17 January 2018

Scientists monitor volcanic gases with digital cameras to forecast eruptions

Posted by Lauren Lipuma

Scientists decide where to install a digital camera at Lignon Hill Observatory in the Philippines, roughly 12 kilometers (8 miles) from Mayon volcano.
Credit: Társil Girona.

by Kimber Price

Scientists have shown for the first time that volcanoes emit distinctive pulses of gas a few hours before erupting, which could lead to real-time forecasting of dangerous volcanic eruptions that are difficult to predict, according to the researchers.

Volcanoes emit gases both during and between eruptions. Monitoring the concentrations and amount of gas emitted is important to understanding volcanic activity, but the relationship between periodic degassing and the processes under Earth’s surface that trigger eruptions is not clear, according to the researchers.

To better understand this relationship, Tásiro Girona, a geophysicist at the Jet Propulsion Laboratory at California Institute of Technology in Pasadena, California, helped develop a technique that remotely collects images of gaseous volcanic plumes at an unprecedented frequency and precision using readily available digital cameras. Girona presented the results of his technique last month at the 2017 American Geophysical Union Fall Meeting in New Orleans. Initial results show there is a difference between normal degassing between eruptions and degassing just before an impending eruption.

“We really don’t need to have more expensive, complex systems,” Girona said, referring to the highly specialized equipment scientists typically use to remotely monitor volcanic degassing activity.

Girona and his colleagues are using the digital cameras to monitor volcanic plumes by measuring the light that bounces off water droplets they contain. The intensity of the light corresponds with the amount of water vapor present and is represented digitally by pixel brightness.

For over a year, they have captured images of activity at Turrialba volcano in Cartago, Costa Rica from a distance of one kilometer (0.62 miles). Turrialba is a good candidate for testing the new method, because it displays a broad spectrum of volcanic activity including passive gas emissions during quiescence, ash explosions and sporadic eruptions of ballistics—rock projectiles hurled into the air.
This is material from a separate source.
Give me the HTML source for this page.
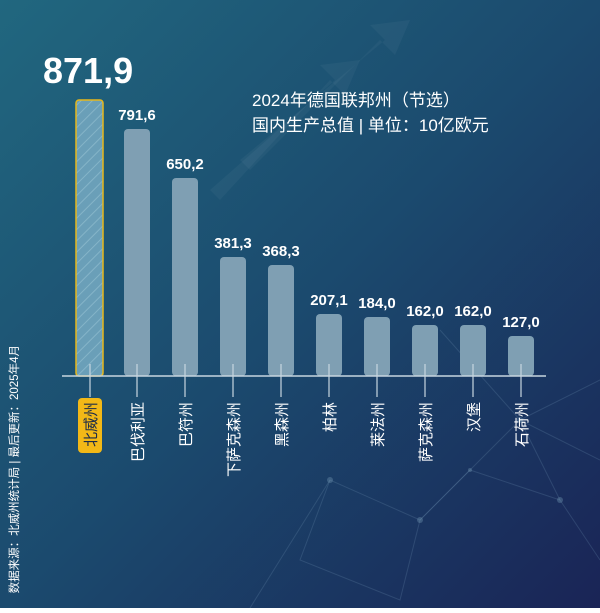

The scientists isolated time windows where the crater was clearly visible that corresponded to observed events like quiescent periods of degassing and the period prior to a ballistic eruption. Each time the volcano emitted gas, they analyzed the digital images to determine how much gas was emitted and what kind of gas it was.

The scientists identified for the first time periodic steam pulses lasting several hundred seconds that occur a few hours before eruptions at Turrialba that hurl rock projectiles into the air. These pulses of steam reflect what is happening inside the volcano, probably in the subsurface gas pockets, to trigger eruptions, Girona said.

“Monitoring the gas changes is one of the most promising tools to be able to anticipate eruptions,” said Fidel Costa, a volcanologists at the Earth Observatory of Singapore who was not involved with the project. The work at Turriabla volcano is important because it is the first experiment of its kind to show the difference between the types of degassing and will be useful in anticipating eruptions of other volcanoes that are difficult to predict, Costa said.

Girona is currently extending the analyses to cover longer time periods and different types of volcanic events. Refining and automating the digital camera remote sensing system he and his colleagues developed could allow scientists to monitor and forecast volcanic events in real time, he said. He hopes to expand the method in the future to include the use of satellite images.